The lesson was planned yet I pushed through the introduction even though some students weren't ready. I was watching the clock and anxious to move through the assignment.
I should have known better as the few who weren't attending from the start never really got going with the project. Instead they found disruptive things to do. I redirected to no avail as I tried to keep my focus on the the class in general and the students sitting with me--the ones I had targeted to help during this learning event.
Redirect, and redirect again, and then the always unsuccessful threats i.e. "you'll miss recess," "do you want stay after school," and "how about working in the principal's office?" (I hate when I hear those words spoken.) By then it was clear, the bad start had resulted in a lesson undone and learning hindered, well at least the intended learning.

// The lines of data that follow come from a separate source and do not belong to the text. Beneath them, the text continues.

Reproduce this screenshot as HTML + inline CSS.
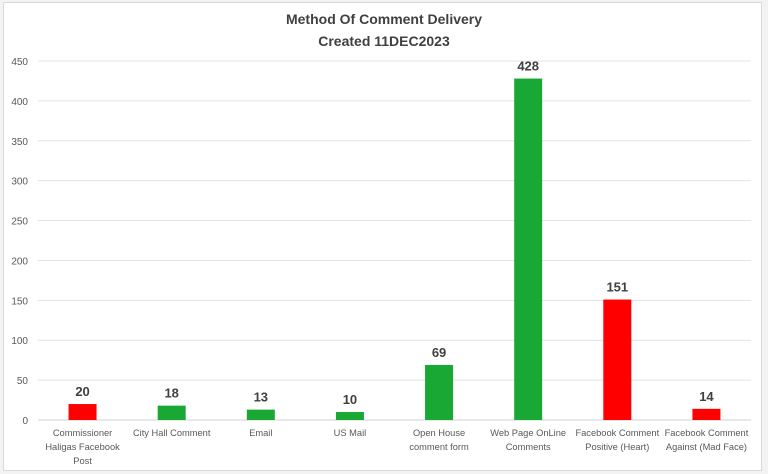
<!DOCTYPE html>
<html><head><meta charset="utf-8"><style>
body{margin:0;background:#fff;}
svg{display:block;font-family:"Liberation Sans",Calibri,sans-serif;}
</style></head><body>
<svg id="chart" width="768" height="474" viewBox="0 0 768 474">
<rect x="0" y="0" width="768" height="474" fill="#f3f3f3"/>
<rect x="3.5" y="2.5" width="758" height="468" fill="#fff" stroke="#d9d9d9"/>
<text x="384" y="24" text-anchor="middle" font-size="14" font-weight="bold" fill="#404040">Method Of Comment Delivery</text>
<text x="384" y="46" text-anchor="middle" font-size="14" font-weight="bold" fill="#404040">Created 11DEC2023</text>
<g id="grid"></g><g id="bars"></g><g id="labels"></g>
</svg>
<script>
const categories=[["Commissioner","Haligas Facebook","Post"],["City Hall Comment"],["Email"],["US Mail"],["Open House","comment form"],["Web Page OnLine","Comments"],["Facebook Comment","Positive (Heart)"],["Facebook Comment","Against (Mad Face)"]];
const values=[20,18,13,10,69,428,151,14];
const colors=["#ff0000","#1aa834","#1aa834","#1aa834","#1aa834","#1aa834","#ff0000","#ff0000"];
const ticks=[0,50,100,150,200,250,300,350,400,450];
const NS="http://www.w3.org/2000/svg";
const L=38,R=751,Y0=420,Ymax=61;
const y=v=>Y0-(Y0-Ymax)*v/450;
const band=(R-L)/categories.length;
const xc=i=>L+band*(i+0.5);
function mk(t,a,p){const e=document.createElementNS(NS,t);for(const k in a)e.setAttribute(k,a[k]);p.appendChild(e);return e;}
const g=document.getElementById('grid'),b=document.getElementById('bars'),lb=document.getElementById('labels');
ticks.forEach(t=>{
 const ln=mk('line',{x1:L,x2:R,y1:y(t),y2:y(t),stroke:t===0?'#d0d0d0':'#e3e3e3','stroke-width':1},g);
 
 
 const tx=mk('text',{x:28,y:y(t)+4,'text-anchor':'end','font-size':10,fill:'#595959'},g);
 tx.textContent=t;
 
 
});
values.forEach((v,i)=>{
 const w=28;
 const r=mk('rect',{x:xc(i)-w/2,y:y(v),width:w,height:Y0-y(v),fill:colors[i]},b);
 
 
 const t=mk('text',{x:xc(i),y:y(v)-8,'text-anchor':'middle','font-size':13,'font-weight':'bold',fill:'#404040'},lb);
 t.textContent=v;
 
 
 categories[i].forEach((line,j)=>{
  const c=mk('text',{x:xc(i),y:436+j*14,'text-anchor':'middle','font-size':9.3,fill:'#595959'},lb);
  c.textContent=line;
  
  
 });
});
</script>
</body></html>
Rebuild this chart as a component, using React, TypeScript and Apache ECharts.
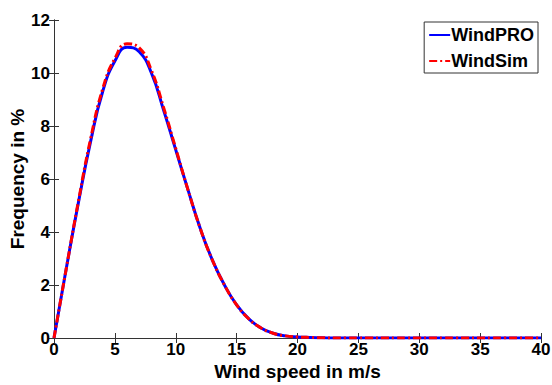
import React, { useEffect, useRef } from "react";
import * as echarts from "echarts";

const speeds = [0,1,2,3,4,5,6,7,8,9,10,11,12,13,14,15,16,17,18,19,20,21,22,23,24,25,26,27,28,29,30,31,32,33,34,35,36,37,38,39,40];
const windPRO = [0,2.6,5.1,7.4,9.3,10.45,10.97,10.8,10.0,8.6,7.1,5.6,4.15,2.95,2.0,1.25,0.72,0.38,0.18,0.08,0.04,0.02,0.01,0,0,0,0,0,0,0,0,0,0,0,0,0,0,0,0,0,0];
const windSim = [0,2.6,5.15,7.5,9.4,10.55,11.1,10.95,10.1,8.7,7.15,5.6,4.15,2.95,2.0,1.25,0.72,0.38,0.18,0.08,0.04,0.02,0.01,0,0,0,0,0,0,0,0,0,0,0,0,0,0,0,0,0,0];
const xTicks = [0,5,10,15,20,25,30,35,40];
const yTicks = [0,2,4,6,8,10,12];
const seriesNames = ["WindPRO", "WindSim"];
const xTitle = "Wind speed in m/s";
const yTitle = "Frequency in %";

const FONT = "'Liberation Sans', Arial, sans-serif";

export default function App() {
  const ref = useRef<HTMLDivElement>(null);
  useEffect(() => {
    if (!ref.current) return;
    const chart = echarts.init(ref.current, null, { renderer: "svg" });
    const axisLine = { show: true, lineStyle: { color: "#333", width: 1 } };
    const tick = { show: true, inside: true, length: 5, lineStyle: { color: "#333" } };
    const labelStyle = { color: "#000", fontFamily: FONT, fontWeight: "bold", fontSize: 17 };
    chart.setOption({
      animation: false,
      backgroundColor: "#fff",
      grid: { left: 54, right: 11, top: 20, bottom: 47, outerBoundsMode: "none", containLabel: false },
      legend: {
        right: 14,
        top: 22,
        orient: "vertical",
        data: seriesNames,
        backgroundColor: "#fff",
        borderColor: "#333",
        borderWidth: 1,
        borderRadius: 0,
        padding: [4, 4, 3, 4],
        itemWidth: 21,
        itemHeight: 10,
        itemGap: 8,
        itemStyle: { opacity: 0 },
        textStyle: { color: "#000", fontFamily: FONT, fontWeight: "bold", fontSize: 18, padding: [0, 0, 0, -4] },
      },
      xAxis: [
        {
          type: "value",
          min: 0,
          max: 40,
          interval: 5,
          axisLine,
          axisTick: tick,
          splitLine: { show: false },
          axisLabel: { ...labelStyle, margin: 3, customValues: xTicks },
          name: xTitle,
          nameLocation: "middle",
          nameGap: 24,
          nameMoveOverlap: false,
          nameTextStyle: { color: "#000", fontFamily: FONT, fontWeight: "bold", fontSize: 19 },
        },
        {
          type: "value",
          position: "top",
          min: 0,
          max: 40,
          interval: 5,
          axisLine,
          axisTick: tick,
          splitLine: { show: false },
          axisLabel: { show: false },
        },
      ],
      yAxis: [
        {
          type: "value",
          min: 0,
          max: 12,
          interval: 2,
          axisLine,
          axisTick: tick,
          splitLine: { show: false },
          axisLabel: { ...labelStyle, margin: 4, customValues: yTicks },
          name: yTitle,
          nameLocation: "middle",
          nameGap: 27,
          nameMoveOverlap: false,
          nameTextStyle: { color: "#000", fontFamily: FONT, fontWeight: "bold", fontSize: 19 },
        },
        {
          type: "value",
          position: "right",
          min: 0,
          max: 12,
          interval: 2,
          axisLine,
          axisTick: tick,
          splitLine: { show: false },
          axisLabel: { show: false },
        },
      ],
      series: [
        {
          name: seriesNames[0],
          type: "line",
          data: speeds.map((s, i) => [s, windPRO[i]]),
          smooth: 0.5,
          symbol: "none",
          lineStyle: { color: "#0000ff", width: 3 },
          itemStyle: { color: "#0000ff" },
        },
        {
          name: seriesNames[1],
          type: "line",
          data: speeds.map((s, i) => [s, windSim[i]]),
          smooth: 0.5,
          symbol: "none",
          lineStyle: { color: "#ff0000", width: 3, type: [8, 3, 2, 3] },
          itemStyle: { color: "#ff0000" },
        },
      ],
    });
    return () => chart.dispose();
  }, []);
  return <div ref={ref} style={{ width: 552, height: 385, position: "absolute", left: 0, top: 0 }} />;
}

This is one of the challenges of teaching. It doesn't always go as planned, and sometimes children's agendas are different than yours. While you're hoping to strengthen math skill, they might be more interested in getting the attention of the class leader or cracking a joke. Perhaps their minds are filled with holiday wonderings and thoughts of the after school club. We've been there ourselves as students.
Whenever this happens, it sends me back to the drawing board and signals a change for the classroom in general. The activity was less structured at a time of year when more structure works since children are tired from special events and excited about the upcoming holidays The current desk arrangements are not a good match for this wonderful group of fourth graders who are all testing out their social skills and making new friends. Finally, the lesson was a bit too ambitious leading some to frustration.
This was a turn in the road--a call for some renewed community building, structure and greater differentiation in expectation for this class of young learners. I like to get it right, but sometimes that just doesn't happen. Moving forward.